Write out all the lines again, precisely as they stand, but without the images.

=-=-=

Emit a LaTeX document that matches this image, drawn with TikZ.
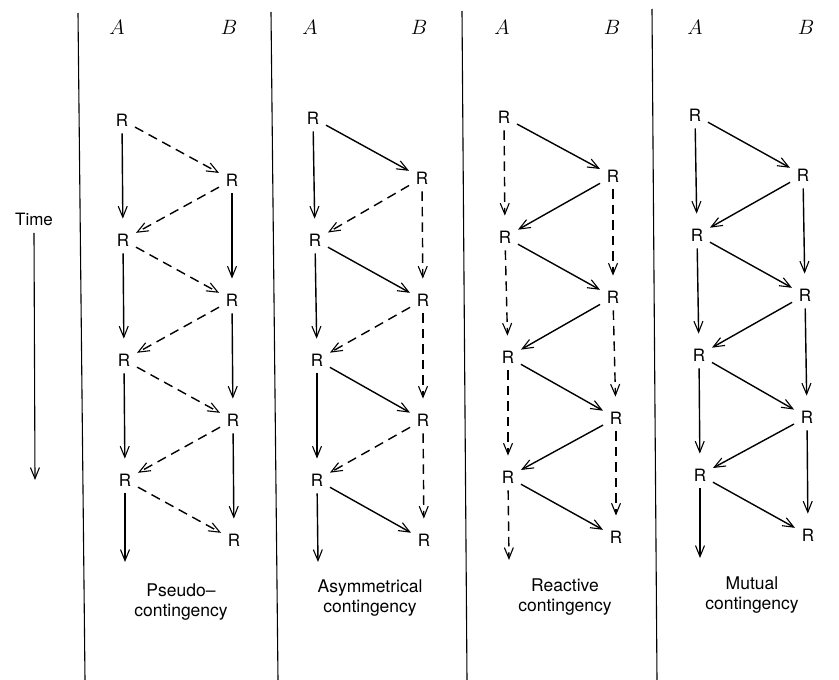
\documentclass[tikz,border=0pt]{standalone}
\usepackage{fontspec}
\setsansfont{TeX Gyre Heros}
\usetikzlibrary{arrows.meta}
\begin{document}
\begin{tikzpicture}[x=1pt,y=-1pt,
  rr/.style={font=\sffamily\fontsize{17}{19}\selectfont, inner sep=4pt},
  ab/.style={font=\fontsize{21}{23}\selectfont},
  lab/.style={font=\sffamily\fontsize{17.5}{19.5}\selectfont, align=center, anchor=north, inner sep=0pt},
  arr/.style={line width=1.4pt, -{Straight Barb[length=11pt,width=9pt,line width=1.1pt]}},
  sol/.style={arr},
  dsh/.style={arr, dash pattern=on 9.5pt off 6pt},
  vert/.style={shorten <=3pt, shorten >=11pt},
  diag/.style={shorten <=3pt, shorten >=3pt},
  divider/.style={line width=1.1pt}]
\useasboundingbox (0,0) rectangle (839,680);

% dividers
\draw[divider] (78,13) -- (85,680);
\draw[divider] (271,12) -- (278,680);
\draw[divider] (462,11) -- (467,680);
\draw[divider] (652,9) -- (657,680);

% time
\node[font=\sffamily\fontsize{17}{19}\selectfont] (time) at (34,219) {Time};
\coordinate (timeend) at (35,480);
\draw[line width=1.1pt, -{Straight Barb[length=11pt,width=9pt,line width=1.1pt]}] (time.south) ++(0,4) coordinate (timestart) -- (timeend);

% headers
\node[ab] (h1a) at (117,27) {$A$}; \node[ab] (h1b) at (229,27) {$B$};
\node[ab] (h2a) at (310,27) {$A$}; \node[ab] (h2b) at (419,27) {$B$};
\node[ab] (h3a) at (502,27) {$A$}; \node[ab] (h3b) at (612,27) {$B$};
\node[ab] (h4a) at (695,27) {$A$}; \node[ab] (h4b) at (806,27) {$B$};

% ---------- Panel 1: Pseudo-contingency
\node[rr] (p1a1) at (122,120) {R};
\node[rr] (p1a2) at (123,240) {R};
\node[rr] (p1a3) at (124,360) {R};
\node[rr] (p1a4) at (125,480) {R};
\node[rr] (p1b1) at (232,180) {R};
\node[rr] (p1b2) at (232,300) {R};
\node[rr] (p1b3) at (233,420) {R};
\node[rr] (p1b4) at (234,540) {R};
\coordinate (p1e) at (125,562);
\draw[sol,vert] (p1a1) -- (p1a2);
\draw[sol,vert] (p1a2) -- (p1a3);
\draw[sol,vert] (p1a3) -- (p1a4);
\draw[sol,shorten <=3pt] (p1a4) -- (p1e);
\draw[sol,vert] (p1b1) -- (p1b2);
\draw[sol,vert] (p1b2) -- (p1b3);
\draw[sol,vert] (p1b3) -- (p1b4);
\draw[dsh,diag] (p1a1) -- (p1b1);
\draw[dsh,diag] (p1b1) -- (p1a2);
\draw[dsh,diag] (p1a2) -- (p1b2);
\draw[dsh,diag] (p1b2) -- (p1a3);
\draw[dsh,diag] (p1a3) -- (p1b3);
\draw[dsh,diag] (p1b3) -- (p1a4);
\draw[dsh,diag] (p1a4) -- (p1b4);
\node[lab] (l1) at (181,584) {Pseudo--\\contingency};

% ---------- Panel 2: Asymmetrical contingency
\node[rr] (p2a1) at (313,118) {R};
\node[rr] (p2a2) at (315,240) {R};
\node[rr] (p2a3) at (317,360) {R};
\node[rr] (p2a4) at (317,480) {R};
\node[rr] (p2b1) at (422,178) {R};
\node[rr] (p2b2) at (423,300) {R};
\node[rr] (p2b3) at (423,420) {R};
\node[rr] (p2b4) at (424,540) {R};
\coordinate (p2e) at (318,562);
\draw[sol,vert] (p2a1) -- (p2a2);
\draw[sol,vert] (p2a2) -- (p2a3);
\draw[sol,vert] (p2a3) -- (p2a4);
\draw[sol,shorten <=3pt] (p2a4) -- (p2e);
\draw[dsh,vert] (p2b1) -- (p2b2);
\draw[dsh,vert] (p2b2) -- (p2b3);
\draw[dsh,vert] (p2b3) -- (p2b4);
\draw[sol,diag] (p2a1) -- (p2b1);
\draw[dsh,diag] (p2b1) -- (p2a2);
\draw[sol,diag] (p2a2) -- (p2b2);
\draw[dsh,diag] (p2b2) -- (p2a3);
\draw[sol,diag] (p2a3) -- (p2b3);
\draw[dsh,diag] (p2b3) -- (p2a4);
\draw[sol,diag] (p2a4) -- (p2b4);
\node[lab] (l2) at (370,580) {Asymmetrical\\contingency};

% ---------- Panel 3: Reactive contingency
\node[rr] (p3a1) at (504,117) {R};
\node[rr] (p3a2) at (505,237) {R};
\node[rr] (p3a3) at (508,357) {R};
\node[rr] (p3a4) at (508,477) {R};
\node[rr] (p3b1) at (613,176) {R};
\node[rr] (p3b2) at (613,297) {R};
\node[rr] (p3b3) at (616,418) {R};
\node[rr] (p3b4) at (616,537) {R};
\coordinate (p3e) at (509,560);
\draw[dsh,vert] (p3a1) -- (p3a2);
\draw[dsh,vert] (p3a2) -- (p3a3);
\draw[dsh,vert] (p3a3) -- (p3a4);
\draw[dsh,shorten <=3pt] (p3a4) -- (p3e);
\draw[dsh,vert] (p3b1) -- (p3b2);
\draw[dsh,vert] (p3b2) -- (p3b3);
\draw[dsh,vert] (p3b3) -- (p3b4);
\draw[sol,diag] (p3a1) -- (p3b1);
\draw[sol,diag] (p3b1) -- (p3a2);
\draw[sol,diag] (p3a2) -- (p3b2);
\draw[sol,diag] (p3b2) -- (p3a3);
\draw[sol,diag] (p3a3) -- (p3b3);
\draw[sol,diag] (p3b3) -- (p3a4);
\draw[sol,diag] (p3a4) -- (p3b4);
\node[lab] (l3) at (565,579) {Reactive\\contingency};

% ---------- Panel 4: Mutual contingency
\node[rr] (p4a1) at (695,115) {R};
\node[rr] (p4a2) at (697,235) {R};
\node[rr] (p4a3) at (699,355) {R};
\node[rr] (p4a4) at (700,475) {R};
\node[rr] (p4b1) at (803,175) {R};
\node[rr] (p4b2) at (805,295) {R};
\node[rr] (p4b3) at (807,417) {R};
\node[rr] (p4b4) at (808,535) {R};
\coordinate (p4e) at (700,558);
\draw[sol,vert] (p4a1) -- (p4a2);
\draw[sol,vert] (p4a2) -- (p4a3);
\draw[sol,vert] (p4a3) -- (p4a4);
\draw[sol,shorten <=3pt] (p4a4) -- (p4e);
\draw[sol,vert] (p4b1) -- (p4b2);
\draw[sol,vert] (p4b2) -- (p4b3);
\draw[sol,vert] (p4b3) -- (p4b4);
\draw[sol,diag] (p4a1) -- (p4b1);
\draw[sol,diag] (p4b1) -- (p4a2);
\draw[sol,diag] (p4a2) -- (p4b2);
\draw[sol,diag] (p4b2) -- (p4a3);
\draw[sol,diag] (p4a3) -- (p4b3);
\draw[sol,diag] (p4b3) -- (p4a4);
\draw[sol,diag] (p4a4) -- (p4b4);
\node[lab] (l4) at (752,577) {Mutual\\contingency};
\end{tikzpicture}
\end{document}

=-=-=

• **COMPLETED TASK**
Emit a LaTeX document that matches this image, drawn with TikZ.
\documentclass[tikz,border=0pt]{standalone}
\usepackage{fontspec}
\setsansfont{TeX Gyre Heros}
\usetikzlibrary{arrows.meta}
\begin{document}
\begin{tikzpicture}[x=1pt,y=-1pt,
  rr/.style={font=\sffamily\fontsize{17}{19}\selectfont, inner sep=4pt},
  ab/.style={font=\fontsize{21}{23}\selectfont},
  lab/.style={font=\sffamily\fontsize{17.5}{19.5}\selectfont, align=center, anchor=north, inner sep=0pt},
  arr/.style={line width=1.4pt, -{Straight Barb[length=11pt,width=9pt,line width=1.1pt]}},
  sol/.style={arr},
  dsh/.style={arr, dash pattern=on 9.5pt off 6pt},
  vert/.style={shorten <=3pt, shorten >=11pt},
  diag/.style={shorten <=3pt, shorten >=3pt},
  divider/.style={line width=1.1pt}]
\useasboundingbox (0,0) rectangle (839,680);

% dividers
\draw[divider] (78,13) -- (85,680);
\draw[divider] (271,12) -- (278,680);
\draw[divider] (462,11) -- (467,680);
\draw[divider] (652,9) -- (657,680);

% time
\node[font=\sffamily\fontsize{17}{19}\selectfont] (time) at (34,219) {Time};
\coordinate (timeend) at (35,480);
\draw[line width=1.1pt, -{Straight Barb[length=11pt,width=9pt,line width=1.1pt]}] (time.south) ++(0,4) coordinate (timestart) -- (timeend);

% headers
\node[ab] (h1a) at (117,27) {$A$}; \node[ab] (h1b) at (229,27) {$B$};
\node[ab] (h2a) at (310,27) {$A$}; \node[ab] (h2b) at (419,27) {$B$};
\node[ab] (h3a) at (502,27) {$A$}; \node[ab] (h3b) at (612,27) {$B$};
\node[ab] (h4a) at (695,27) {$A$}; \node[ab] (h4b) at (806,27) {$B$};

% ---------- Panel 1: Pseudo-contingency
\node[rr] (p1a1) at (122,120) {R};
\node[rr] (p1a2) at (123,240) {R};
\node[rr] (p1a3) at (124,360) {R};
\node[rr] (p1a4) at (125,480) {R};
\node[rr] (p1b1) at (232,180) {R};
\node[rr] (p1b2) at (232,300) {R};
\node[rr] (p1b3) at (233,420) {R};
\node[rr] (p1b4) at (234,540) {R};
\coordinate (p1e) at (125,562);
\draw[sol,vert] (p1a1) -- (p1a2);
\draw[sol,vert] (p1a2) -- (p1a3);
\draw[sol,vert] (p1a3) -- (p1a4);
\draw[sol,shorten <=3pt] (p1a4) -- (p1e);
\draw[sol,vert] (p1b1) -- (p1b2);
\draw[sol,vert] (p1b2) -- (p1b3);
\draw[sol,vert] (p1b3) -- (p1b4);
\draw[dsh,diag] (p1a1) -- (p1b1);
\draw[dsh,diag] (p1b1) -- (p1a2);
\draw[dsh,diag] (p1a2) -- (p1b2);
\draw[dsh,diag] (p1b2) -- (p1a3);
\draw[dsh,diag] (p1a3) -- (p1b3);
\draw[dsh,diag] (p1b3) -- (p1a4);
\draw[dsh,diag] (p1a4) -- (p1b4);
\node[lab] (l1) at (181,584) {Pseudo--\\contingency};

% ---------- Panel 2: Asymmetrical contingency
\node[rr] (p2a1) at (313,118) {R};
\node[rr] (p2a2) at (315,240) {R};
\node[rr] (p2a3) at (317,360) {R};
\node[rr] (p2a4) at (317,480) {R};
\node[rr] (p2b1) at (422,178) {R};
\node[rr] (p2b2) at (423,300) {R};
\node[rr] (p2b3) at (423,420) {R};
\node[rr] (p2b4) at (424,540) {R};
\coordinate (p2e) at (318,562);
\draw[sol,vert] (p2a1) -- (p2a2);
\draw[sol,vert] (p2a2) -- (p2a3);
\draw[sol,vert] (p2a3) -- (p2a4);
\draw[sol,shorten <=3pt] (p2a4) -- (p2e);
\draw[dsh,vert] (p2b1) -- (p2b2);
\draw[dsh,vert] (p2b2) -- (p2b3);
\draw[dsh,vert] (p2b3) -- (p2b4);
\draw[sol,diag] (p2a1) -- (p2b1);
\draw[dsh,diag] (p2b1) -- (p2a2);
\draw[sol,diag] (p2a2) -- (p2b2);
\draw[dsh,diag] (p2b2) -- (p2a3);
\draw[sol,diag] (p2a3) -- (p2b3);
\draw[dsh,diag] (p2b3) -- (p2a4);
\draw[sol,diag] (p2a4) -- (p2b4);
\node[lab] (l2) at (370,580) {Asymmetrical\\contingency};

% ---------- Panel 3: Reactive contingency
\node[rr] (p3a1) at (504,117) {R};
\node[rr] (p3a2) at (505,237) {R};
\node[rr] (p3a3) at (508,357) {R};
\node[rr] (p3a4) at (508,477) {R};
\node[rr] (p3b1) at (613,176) {R};
\node[rr] (p3b2) at (613,297) {R};
\node[rr] (p3b3) at (616,418) {R};
\node[rr] (p3b4) at (616,537) {R};
\coordinate (p3e) at (509,560);
\draw[dsh,vert] (p3a1) -- (p3a2);
\draw[dsh,vert] (p3a2) -- (p3a3);
\draw[dsh,vert] (p3a3) -- (p3a4);
\draw[dsh,shorten <=3pt] (p3a4) -- (p3e);
\draw[dsh,vert] (p3b1) -- (p3b2);
\draw[dsh,vert] (p3b2) -- (p3b3);
\draw[dsh,vert] (p3b3) -- (p3b4);
\draw[sol,diag] (p3a1) -- (p3b1);
\draw[sol,diag] (p3b1) -- (p3a2);
\draw[sol,diag] (p3a2) -- (p3b2);
\draw[sol,diag] (p3b2) -- (p3a3);
\draw[sol,diag] (p3a3) -- (p3b3);
\draw[sol,diag] (p3b3) -- (p3a4);
\draw[sol,diag] (p3a4) -- (p3b4);
\node[lab] (l3) at (565,579) {Reactive\\contingency};

% ---------- Panel 4: Mutual contingency
\node[rr] (p4a1) at (695,115) {R};
\node[rr] (p4a2) at (697,235) {R};
\node[rr] (p4a3) at (699,355) {R};
\node[rr] (p4a4) at (700,475) {R};
\node[rr] (p4b1) at (803,175) {R};
\node[rr] (p4b2) at (805,295) {R};
\node[rr] (p4b3) at (807,417) {R};
\node[rr] (p4b4) at (808,535) {R};
\coordinate (p4e) at (700,558);
\draw[sol,vert] (p4a1) -- (p4a2);
\draw[sol,vert] (p4a2) -- (p4a3);
\draw[sol,vert] (p4a3) -- (p4a4);
\draw[sol,shorten <=3pt] (p4a4) -- (p4e);
\draw[sol,vert] (p4b1) -- (p4b2);
\draw[sol,vert] (p4b2) -- (p4b3);
\draw[sol,vert] (p4b3) -- (p4b4);
\draw[sol,diag] (p4a1) -- (p4b1);
\draw[sol,diag] (p4b1) -- (p4a2);
\draw[sol,diag] (p4a2) -- (p4b2);
\draw[sol,diag] (p4b2) -- (p4a3);
\draw[sol,diag] (p4a3) -- (p4b3);
\draw[sol,diag] (p4b3) -- (p4a4);
\draw[sol,diag] (p4a4) -- (p4b4);
\node[lab] (l4) at (752,577) {Mutual\\contingency};
\end{tikzpicture}
\end{document}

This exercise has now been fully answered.